» **Problem**
Transcribe the lines below verbatim, skipping the images.

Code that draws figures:
◆ ◆ ◆

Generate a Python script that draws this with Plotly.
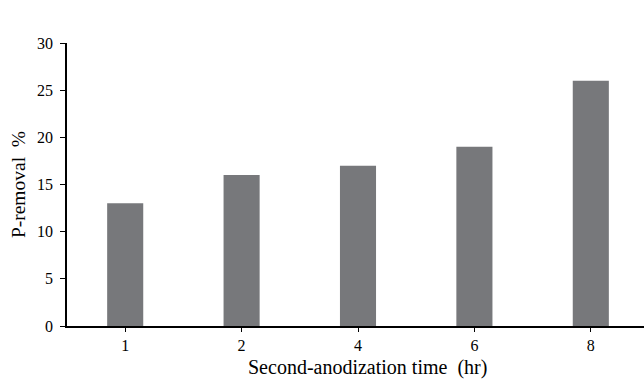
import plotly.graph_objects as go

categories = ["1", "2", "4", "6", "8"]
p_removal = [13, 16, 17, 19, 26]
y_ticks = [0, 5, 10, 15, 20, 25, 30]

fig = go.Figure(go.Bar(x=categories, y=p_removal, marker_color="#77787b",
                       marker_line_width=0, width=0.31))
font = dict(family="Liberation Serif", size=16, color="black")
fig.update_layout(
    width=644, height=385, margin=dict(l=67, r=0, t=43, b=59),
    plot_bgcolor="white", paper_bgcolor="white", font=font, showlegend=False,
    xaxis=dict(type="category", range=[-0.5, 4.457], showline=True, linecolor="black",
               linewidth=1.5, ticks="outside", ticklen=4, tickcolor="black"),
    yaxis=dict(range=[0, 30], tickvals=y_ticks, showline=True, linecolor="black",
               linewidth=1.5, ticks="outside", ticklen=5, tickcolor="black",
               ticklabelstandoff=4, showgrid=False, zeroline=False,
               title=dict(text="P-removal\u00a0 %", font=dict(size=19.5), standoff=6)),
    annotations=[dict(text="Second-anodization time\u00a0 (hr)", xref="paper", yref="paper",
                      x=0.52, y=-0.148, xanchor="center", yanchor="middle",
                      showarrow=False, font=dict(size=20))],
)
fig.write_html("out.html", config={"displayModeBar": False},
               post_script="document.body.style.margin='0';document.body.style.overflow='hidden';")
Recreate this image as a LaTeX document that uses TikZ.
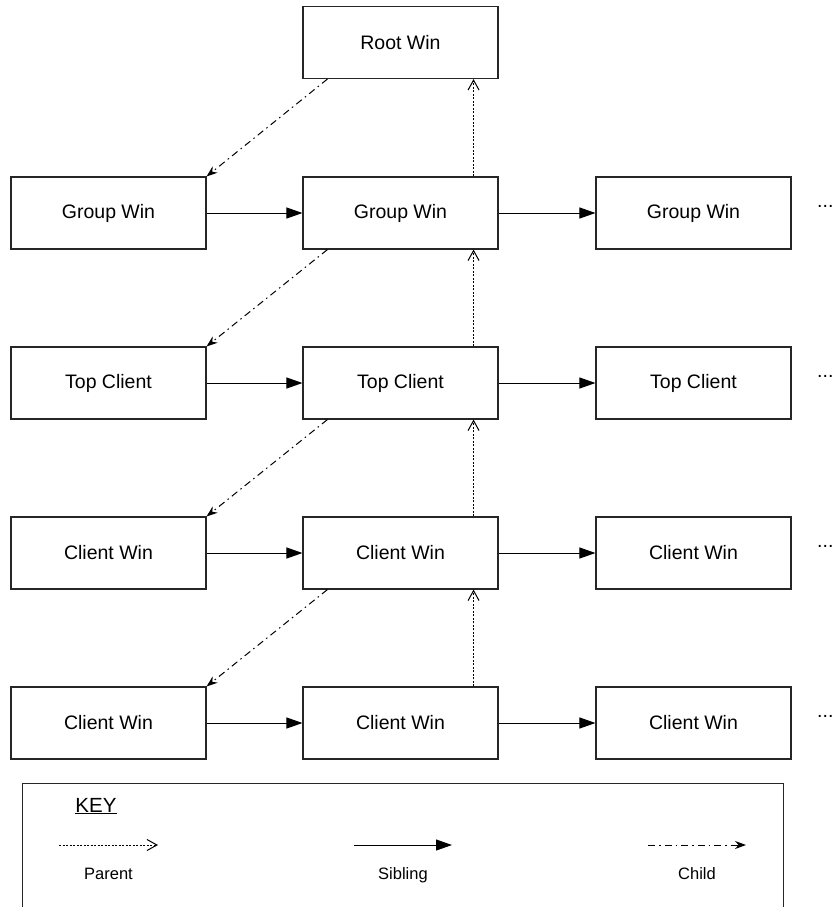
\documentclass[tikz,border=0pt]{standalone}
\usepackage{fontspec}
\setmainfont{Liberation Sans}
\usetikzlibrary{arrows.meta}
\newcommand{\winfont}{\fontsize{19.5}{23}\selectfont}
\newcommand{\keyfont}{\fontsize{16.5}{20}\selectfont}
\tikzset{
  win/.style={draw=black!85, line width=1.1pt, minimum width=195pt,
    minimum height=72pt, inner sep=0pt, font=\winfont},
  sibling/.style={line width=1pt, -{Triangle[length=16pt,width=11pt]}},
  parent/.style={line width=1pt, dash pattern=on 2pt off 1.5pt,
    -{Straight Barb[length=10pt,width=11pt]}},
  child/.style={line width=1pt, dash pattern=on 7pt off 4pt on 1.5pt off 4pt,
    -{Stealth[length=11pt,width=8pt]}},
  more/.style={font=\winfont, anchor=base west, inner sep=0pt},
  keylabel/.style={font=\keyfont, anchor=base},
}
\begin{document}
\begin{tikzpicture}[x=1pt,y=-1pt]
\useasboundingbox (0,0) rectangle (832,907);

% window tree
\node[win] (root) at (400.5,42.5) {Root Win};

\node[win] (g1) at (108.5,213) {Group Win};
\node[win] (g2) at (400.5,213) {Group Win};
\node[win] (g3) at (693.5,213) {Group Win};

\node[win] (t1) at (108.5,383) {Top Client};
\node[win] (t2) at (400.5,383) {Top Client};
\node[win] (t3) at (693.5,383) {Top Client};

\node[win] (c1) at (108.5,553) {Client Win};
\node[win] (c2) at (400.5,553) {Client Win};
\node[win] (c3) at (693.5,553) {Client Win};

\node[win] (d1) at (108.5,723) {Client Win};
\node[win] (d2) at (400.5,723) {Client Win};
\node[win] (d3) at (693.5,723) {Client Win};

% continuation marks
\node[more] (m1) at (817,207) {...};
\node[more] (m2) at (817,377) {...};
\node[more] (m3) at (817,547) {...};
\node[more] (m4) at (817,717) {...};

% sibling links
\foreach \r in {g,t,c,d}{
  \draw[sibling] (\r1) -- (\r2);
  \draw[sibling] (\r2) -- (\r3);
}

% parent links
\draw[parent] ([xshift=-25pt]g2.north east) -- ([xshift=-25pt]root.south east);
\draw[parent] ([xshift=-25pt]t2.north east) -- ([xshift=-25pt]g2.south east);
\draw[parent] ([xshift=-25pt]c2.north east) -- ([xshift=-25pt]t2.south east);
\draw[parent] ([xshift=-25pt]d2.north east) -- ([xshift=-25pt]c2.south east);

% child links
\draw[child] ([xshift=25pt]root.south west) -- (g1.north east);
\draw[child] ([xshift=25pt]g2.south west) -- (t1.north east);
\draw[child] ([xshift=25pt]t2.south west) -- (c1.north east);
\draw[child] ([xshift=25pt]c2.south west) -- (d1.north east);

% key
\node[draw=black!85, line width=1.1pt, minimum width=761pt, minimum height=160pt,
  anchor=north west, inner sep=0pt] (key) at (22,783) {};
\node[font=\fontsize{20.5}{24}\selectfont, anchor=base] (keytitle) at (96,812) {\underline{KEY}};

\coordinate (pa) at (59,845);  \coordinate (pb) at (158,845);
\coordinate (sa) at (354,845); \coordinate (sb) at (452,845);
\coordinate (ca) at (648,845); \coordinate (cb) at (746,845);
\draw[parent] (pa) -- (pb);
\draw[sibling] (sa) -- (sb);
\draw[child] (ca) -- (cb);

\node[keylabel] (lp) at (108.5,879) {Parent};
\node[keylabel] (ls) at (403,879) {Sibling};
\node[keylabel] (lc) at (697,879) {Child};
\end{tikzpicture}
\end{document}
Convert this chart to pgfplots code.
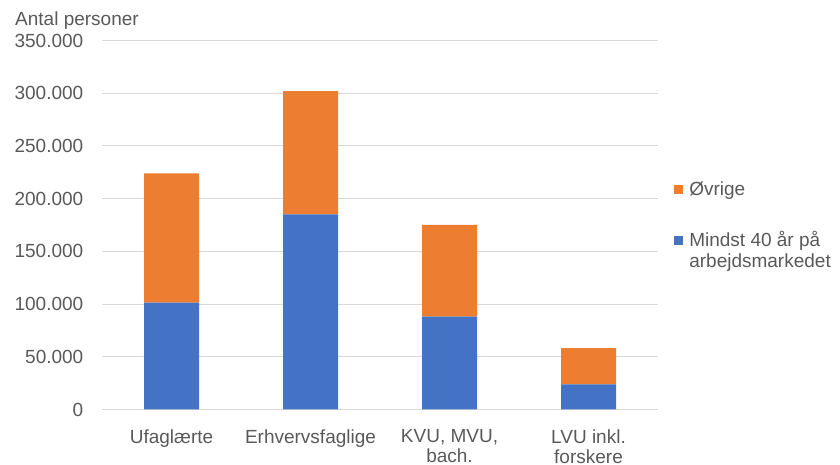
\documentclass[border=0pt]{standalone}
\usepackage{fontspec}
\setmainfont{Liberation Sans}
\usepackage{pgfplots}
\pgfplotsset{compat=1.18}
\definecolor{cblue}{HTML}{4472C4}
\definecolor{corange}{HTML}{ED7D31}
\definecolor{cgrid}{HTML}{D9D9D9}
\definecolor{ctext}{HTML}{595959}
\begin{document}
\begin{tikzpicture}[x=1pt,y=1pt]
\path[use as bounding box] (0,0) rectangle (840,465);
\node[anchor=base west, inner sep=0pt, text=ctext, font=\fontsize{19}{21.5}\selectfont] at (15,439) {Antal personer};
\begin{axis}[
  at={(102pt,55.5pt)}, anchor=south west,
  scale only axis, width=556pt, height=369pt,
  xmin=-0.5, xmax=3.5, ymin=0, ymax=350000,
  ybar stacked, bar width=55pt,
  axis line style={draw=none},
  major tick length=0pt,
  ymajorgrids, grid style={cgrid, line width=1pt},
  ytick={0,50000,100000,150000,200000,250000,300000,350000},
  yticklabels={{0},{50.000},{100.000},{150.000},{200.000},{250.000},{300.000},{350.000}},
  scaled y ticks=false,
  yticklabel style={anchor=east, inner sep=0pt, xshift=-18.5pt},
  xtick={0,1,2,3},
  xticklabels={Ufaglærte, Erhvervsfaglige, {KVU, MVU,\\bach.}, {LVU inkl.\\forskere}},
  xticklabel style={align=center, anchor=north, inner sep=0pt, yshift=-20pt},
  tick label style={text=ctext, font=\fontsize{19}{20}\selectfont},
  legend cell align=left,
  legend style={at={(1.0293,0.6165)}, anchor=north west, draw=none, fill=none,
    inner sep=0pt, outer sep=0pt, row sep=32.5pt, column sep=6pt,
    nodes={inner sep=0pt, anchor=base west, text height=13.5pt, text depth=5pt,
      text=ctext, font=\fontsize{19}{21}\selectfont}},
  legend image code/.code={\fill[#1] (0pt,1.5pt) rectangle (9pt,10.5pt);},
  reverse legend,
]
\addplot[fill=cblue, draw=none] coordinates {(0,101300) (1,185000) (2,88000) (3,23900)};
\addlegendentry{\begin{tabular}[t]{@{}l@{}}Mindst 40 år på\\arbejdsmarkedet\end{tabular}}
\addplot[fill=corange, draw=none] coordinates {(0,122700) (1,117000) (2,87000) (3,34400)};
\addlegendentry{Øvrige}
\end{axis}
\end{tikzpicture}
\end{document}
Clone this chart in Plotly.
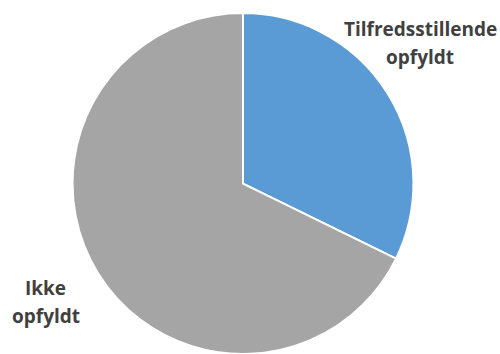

◆ ◆ ◆

» **Result for this task**
Generate a Python script that draws this with Plotly.
import plotly.graph_objects as go

categories = ["1", "2", "4", "6", "8"]
p_removal = [13, 16, 17, 19, 26]
y_ticks = [0, 5, 10, 15, 20, 25, 30]

fig = go.Figure(go.Bar(x=categories, y=p_removal, marker_color="#77787b",
                       marker_line_width=0, width=0.31))
font = dict(family="Liberation Serif", size=16, color="black")
fig.update_layout(
    width=644, height=385, margin=dict(l=67, r=0, t=43, b=59),
    plot_bgcolor="white", paper_bgcolor="white", font=font, showlegend=False,
    xaxis=dict(type="category", range=[-0.5, 4.457], showline=True, linecolor="black",
               linewidth=1.5, ticks="outside", ticklen=4, tickcolor="black"),
    yaxis=dict(range=[0, 30], tickvals=y_ticks, showline=True, linecolor="black",
               linewidth=1.5, ticks="outside", ticklen=5, tickcolor="black",
               ticklabelstandoff=4, showgrid=False, zeroline=False,
               title=dict(text="P-removal\u00a0 %", font=dict(size=19.5), standoff=6)),
    annotations=[dict(text="Second-anodization time\u00a0 (hr)", xref="paper", yref="paper",
                      x=0.52, y=-0.148, xanchor="center", yanchor="middle",
                      showarrow=False, font=dict(size=20))],
)
fig.write_html("out.html", config={"displayModeBar": False},
               post_script="document.body.style.margin='0';document.body.style.overflow='hidden';")
Recreate this image as a LaTeX document that uses TikZ.
\documentclass[tikz,border=0pt]{standalone}
\usepackage{fontspec}
\setmainfont{Liberation Sans}
\usetikzlibrary{arrows.meta}
\newcommand{\winfont}{\fontsize{19.5}{23}\selectfont}
\newcommand{\keyfont}{\fontsize{16.5}{20}\selectfont}
\tikzset{
  win/.style={draw=black!85, line width=1.1pt, minimum width=195pt,
    minimum height=72pt, inner sep=0pt, font=\winfont},
  sibling/.style={line width=1pt, -{Triangle[length=16pt,width=11pt]}},
  parent/.style={line width=1pt, dash pattern=on 2pt off 1.5pt,
    -{Straight Barb[length=10pt,width=11pt]}},
  child/.style={line width=1pt, dash pattern=on 7pt off 4pt on 1.5pt off 4pt,
    -{Stealth[length=11pt,width=8pt]}},
  more/.style={font=\winfont, anchor=base west, inner sep=0pt},
  keylabel/.style={font=\keyfont, anchor=base},
}
\begin{document}
\begin{tikzpicture}[x=1pt,y=-1pt]
\useasboundingbox (0,0) rectangle (832,907);

% window tree
\node[win] (root) at (400.5,42.5) {Root Win};

\node[win] (g1) at (108.5,213) {Group Win};
\node[win] (g2) at (400.5,213) {Group Win};
\node[win] (g3) at (693.5,213) {Group Win};

\node[win] (t1) at (108.5,383) {Top Client};
\node[win] (t2) at (400.5,383) {Top Client};
\node[win] (t3) at (693.5,383) {Top Client};

\node[win] (c1) at (108.5,553) {Client Win};
\node[win] (c2) at (400.5,553) {Client Win};
\node[win] (c3) at (693.5,553) {Client Win};

\node[win] (d1) at (108.5,723) {Client Win};
\node[win] (d2) at (400.5,723) {Client Win};
\node[win] (d3) at (693.5,723) {Client Win};

% continuation marks
\node[more] (m1) at (817,207) {...};
\node[more] (m2) at (817,377) {...};
\node[more] (m3) at (817,547) {...};
\node[more] (m4) at (817,717) {...};

% sibling links
\foreach \r in {g,t,c,d}{
  \draw[sibling] (\r1) -- (\r2);
  \draw[sibling] (\r2) -- (\r3);
}

% parent links
\draw[parent] ([xshift=-25pt]g2.north east) -- ([xshift=-25pt]root.south east);
\draw[parent] ([xshift=-25pt]t2.north east) -- ([xshift=-25pt]g2.south east);
\draw[parent] ([xshift=-25pt]c2.north east) -- ([xshift=-25pt]t2.south east);
\draw[parent] ([xshift=-25pt]d2.north east) -- ([xshift=-25pt]c2.south east);

% child links
\draw[child] ([xshift=25pt]root.south west) -- (g1.north east);
\draw[child] ([xshift=25pt]g2.south west) -- (t1.north east);
\draw[child] ([xshift=25pt]t2.south west) -- (c1.north east);
\draw[child] ([xshift=25pt]c2.south west) -- (d1.north east);

% key
\node[draw=black!85, line width=1.1pt, minimum width=761pt, minimum height=160pt,
  anchor=north west, inner sep=0pt] (key) at (22,783) {};
\node[font=\fontsize{20.5}{24}\selectfont, anchor=base] (keytitle) at (96,812) {\underline{KEY}};

\coordinate (pa) at (59,845);  \coordinate (pb) at (158,845);
\coordinate (sa) at (354,845); \coordinate (sb) at (452,845);
\coordinate (ca) at (648,845); \coordinate (cb) at (746,845);
\draw[parent] (pa) -- (pb);
\draw[sibling] (sa) -- (sb);
\draw[child] (ca) -- (cb);

\node[keylabel] (lp) at (108.5,879) {Parent};
\node[keylabel] (ls) at (403,879) {Sibling};
\node[keylabel] (lc) at (697,879) {Child};
\end{tikzpicture}
\end{document}
Convert this chart to pgfplots code.
\documentclass[border=0pt]{standalone}
\usepackage{fontspec}
\setmainfont{Liberation Sans}
\usepackage{pgfplots}
\pgfplotsset{compat=1.18}
\definecolor{cblue}{HTML}{4472C4}
\definecolor{corange}{HTML}{ED7D31}
\definecolor{cgrid}{HTML}{D9D9D9}
\definecolor{ctext}{HTML}{595959}
\begin{document}
\begin{tikzpicture}[x=1pt,y=1pt]
\path[use as bounding box] (0,0) rectangle (840,465);
\node[anchor=base west, inner sep=0pt, text=ctext, font=\fontsize{19}{21.5}\selectfont] at (15,439) {Antal personer};
\begin{axis}[
  at={(102pt,55.5pt)}, anchor=south west,
  scale only axis, width=556pt, height=369pt,
  xmin=-0.5, xmax=3.5, ymin=0, ymax=350000,
  ybar stacked, bar width=55pt,
  axis line style={draw=none},
  major tick length=0pt,
  ymajorgrids, grid style={cgrid, line width=1pt},
  ytick={0,50000,100000,150000,200000,250000,300000,350000},
  yticklabels={{0},{50.000},{100.000},{150.000},{200.000},{250.000},{300.000},{350.000}},
  scaled y ticks=false,
  yticklabel style={anchor=east, inner sep=0pt, xshift=-18.5pt},
  xtick={0,1,2,3},
  xticklabels={Ufaglærte, Erhvervsfaglige, {KVU, MVU,\\bach.}, {LVU inkl.\\forskere}},
  xticklabel style={align=center, anchor=north, inner sep=0pt, yshift=-20pt},
  tick label style={text=ctext, font=\fontsize{19}{20}\selectfont},
  legend cell align=left,
  legend style={at={(1.0293,0.6165)}, anchor=north west, draw=none, fill=none,
    inner sep=0pt, outer sep=0pt, row sep=32.5pt, column sep=6pt,
    nodes={inner sep=0pt, anchor=base west, text height=13.5pt, text depth=5pt,
      text=ctext, font=\fontsize{19}{21}\selectfont}},
  legend image code/.code={\fill[#1] (0pt,1.5pt) rectangle (9pt,10.5pt);},
  reverse legend,
]
\addplot[fill=cblue, draw=none] coordinates {(0,101300) (1,185000) (2,88000) (3,23900)};
\addlegendentry{\begin{tabular}[t]{@{}l@{}}Mindst 40 år på\\arbejdsmarkedet\end{tabular}}
\addplot[fill=corange, draw=none] coordinates {(0,122700) (1,117000) (2,87000) (3,34400)};
\addlegendentry{Øvrige}
\end{axis}
\end{tikzpicture}
\end{document}
Clone this chart in Plotly.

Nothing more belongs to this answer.